2014 target for hurling format changes
THE GAA hopes the hurling competition proposals released yesterday for discussion will be adopted for a reasonable length of time. The proposed structures for league and championship have been brought forward by the Central Competitions Control Committee and will be debated by Central Council tomorrow fortnight.
Both sets of proposals prioritise providing a pathway for counties to progress to higher levels of competition but only if they manage to win their way up the ranks.
Interestingly, the CCCC appear to have focused most attention on how to deal with the situation facing the twilight zone counties – caught between the MacCarthy and Ring Cups, not good enough for the former and too good for the latter.

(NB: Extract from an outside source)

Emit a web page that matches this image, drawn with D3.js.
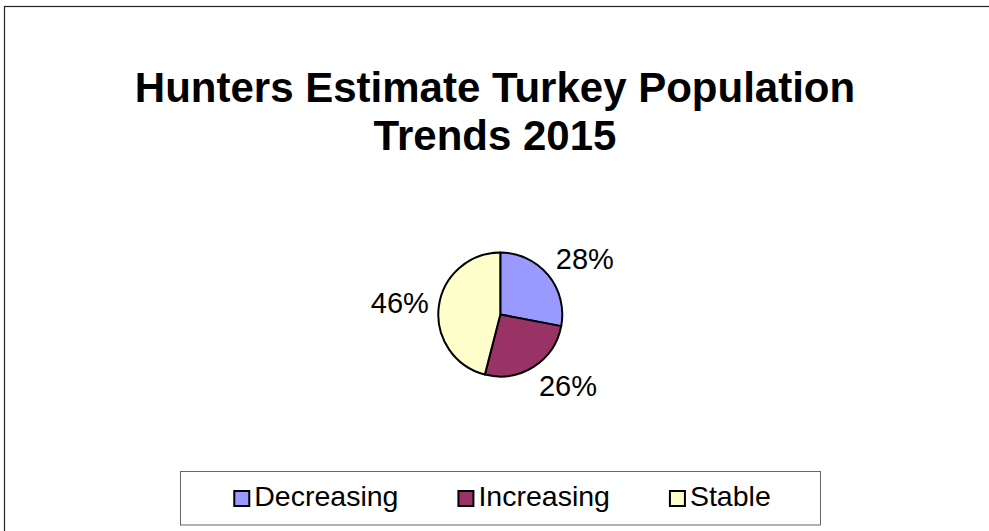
<!DOCTYPE html>
<html>
<head>
<meta charset="utf-8">
<script src="https://cdn.jsdelivr.net/npm/d3@7"></script>
<style>
  html, body { margin: 0; padding: 0; background: #fff; }
  svg { display: block; font-family: "Liberation Sans", Arial, sans-serif; }
</style>
</head>
<body>
<svg id="chart" width="989" height="531"></svg>
<script>
// Survey result: hunters' view of the turkey population trend
const titleLines = ["Hunters Estimate Turkey Population", "Trends 2015"];
const categories = ["Decreasing", "Increasing", "Stable"];
const shares = [28, 26, 46];
const colors = ["#9999FF", "#993366", "#FFFFCC"];

const svg = d3.select("#chart");
const W = 989, H = 531;

// chart area frame (runs off the right and bottom edges)
svg.append("rect")
  .attr("x", 4.5).attr("y", 6.5)
  .attr("width", W + 20).attr("height", H + 20)
  .attr("fill", "#fff")
  .attr("stroke", "#222").attr("stroke-width", 1.2);

// title
const title = svg.append("text")
  .attr("text-anchor", "middle")
  .attr("font-size", 42)
  .attr("font-weight", "bold")
  .attr("fill", "#000");
titleLines.forEach((t, i) => {
  title.append("tspan").attr("x", 495).attr("y", 102 + i * 48).text(t);
});

// pie
const cx = 500.3, cy = 314.5, r = 62;
const color = d3.scaleOrdinal().domain(categories).range(colors);
const data = categories.map((c, i) => ({ name: c, value: shares[i] }));
const pie = d3.pie().sort(null).value(d => d.value);
const arcs = pie(data);
const arc = d3.arc().innerRadius(0).outerRadius(r);

const g = svg.append("g").attr("transform", `translate(${cx},${cy})`);
g.selectAll("path.slice")
  .data(arcs)
  .join("path")
  .attr("class", "slice")
  .attr("d", arc)
  .attr("fill", d => color(d.data.name))
  .attr("stroke", "#000")
  .attr("stroke-width", 2)
  .attr("stroke-linejoin", "round");

// percentage labels outside the slices: the label box touches a point
// just beyond the rim at the slice's middle angle
const labelFont = 29;
const anchorR = 72;
const clamp = v => Math.max(-1, Math.min(1, v));
const labels = g.selectAll("text.lbl")
  .data(arcs)
  .join("text")
  .attr("class", "lbl")
  .attr("font-size", labelFont)
  .attr("fill", "#000")
  .attr("text-anchor", "middle")
  .text(d => d.data.value + "%");

labels.each(function (d) {
  const a = (d.startAngle + d.endAngle) / 2;
  const s = Math.sin(a), c = Math.cos(a);
  const w = this.getComputedTextLength();
  const h = labelFont * 0.716;
  const x = anchorR * s + (w / 2) * clamp(s / 0.5);
  const yc = -anchorR * c - (h / 2) * clamp(c / 0.5);
  d3.select(this).attr("x", x).attr("y", yc + h / 2);
});

// legend
const legBox = { x: 180.5, y: 471.5, w: 640, h: 53.5 };
svg.append("rect")
  .attr("x", legBox.x).attr("y", legBox.y)
  .attr("width", legBox.w).attr("height", legBox.h)
  .attr("fill", "#fff")
  .attr("stroke", "#666").attr("stroke-width", 1);

const legFont = 28.5, sw = 15, textGap = 20, itemGap = 60;
const leg = svg.append("g");
const items = leg.selectAll("g.item")
  .data(categories)
  .join("g")
  .attr("class", "item");
items.append("rect")
  .attr("width", sw).attr("height", sw)
  .attr("y", 491)
  .attr("fill", d => color(d))
  .attr("stroke", "#000").attr("stroke-width", 2);
items.append("text")
  .attr("font-size", legFont)
  .attr("y", 506)
  .attr("fill", "#000")
  .text(d => d);

let xpos = 0;
const offsets = [];
items.each(function () {
  offsets.push(xpos);
  const tw = d3.select(this).select("text").node().getComputedTextLength();
  xpos += textGap + tw + itemGap;
});
const total = xpos - itemGap;
const startX = legBox.x + legBox.w / 2 - total / 2 + 2;
items.each(function (d, i) {
  const gx = startX + offsets[i];
  d3.select(this).select("rect").attr("x", gx);
  d3.select(this).select("text").attr("x", gx + textGap);
});
</script>
</body>
</html>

Should they be accepted, the championship proposals will go forward to annual congress as motions and if passed, will be implemented for the 2014 season. One of the three suggested league options needs only to be accepted by Central Council to come into force, also in 2014.
Feargal McGill, GAA head of games administration and a member of the CCCC, is hopeful the blueprint can provide stability for hurling competitions in the medium and long term.
“We think this would last for quite some time,” he told The Irish Times. “We acknowledge that you can’t chop and change all the time.”
The CCCC was addressing a number of issues in respect of the championship. One is the the MacCarthy Cup, which has grown in recent years (“to an unrealistic level from a competitiveness point of view,” according to the proposals), with no relegation from the top tier.
The blueprint would see the current 15-team field reduced incrementally to 13 by 2016 through the introduction in 2014 of a “qualifying group” for Antrim, Laois, Carlow, Westmeath and London.
Playing on a round-robin basis, the top two counties in the group would progress to the Leinster championship; the bottom side would be relegated and the second-last would play the Ring Cup winners for MacCarthy Cup status in 2015.
Win your way up
According to McGill, “It’s incorporating the principle of ‘win your way up’. We felt that over a period of time it would lead to teams getting stronger and putting in the work, doing the development, eventually being rewarded by making their way to the MacCarthy Cup and getting an opportunity.
“There’s almost a limbo between Christy Ring and Liam MacCarthy and that is recognised by the qualifying group, the round-robin aspect of the championship.
“This achieves a couple of things: it gives those counties who aren’t able to compete with the top 10 a chance, a) to play competitive games against each other and b) a chance to progress beyond that and test themselves at a higher level.”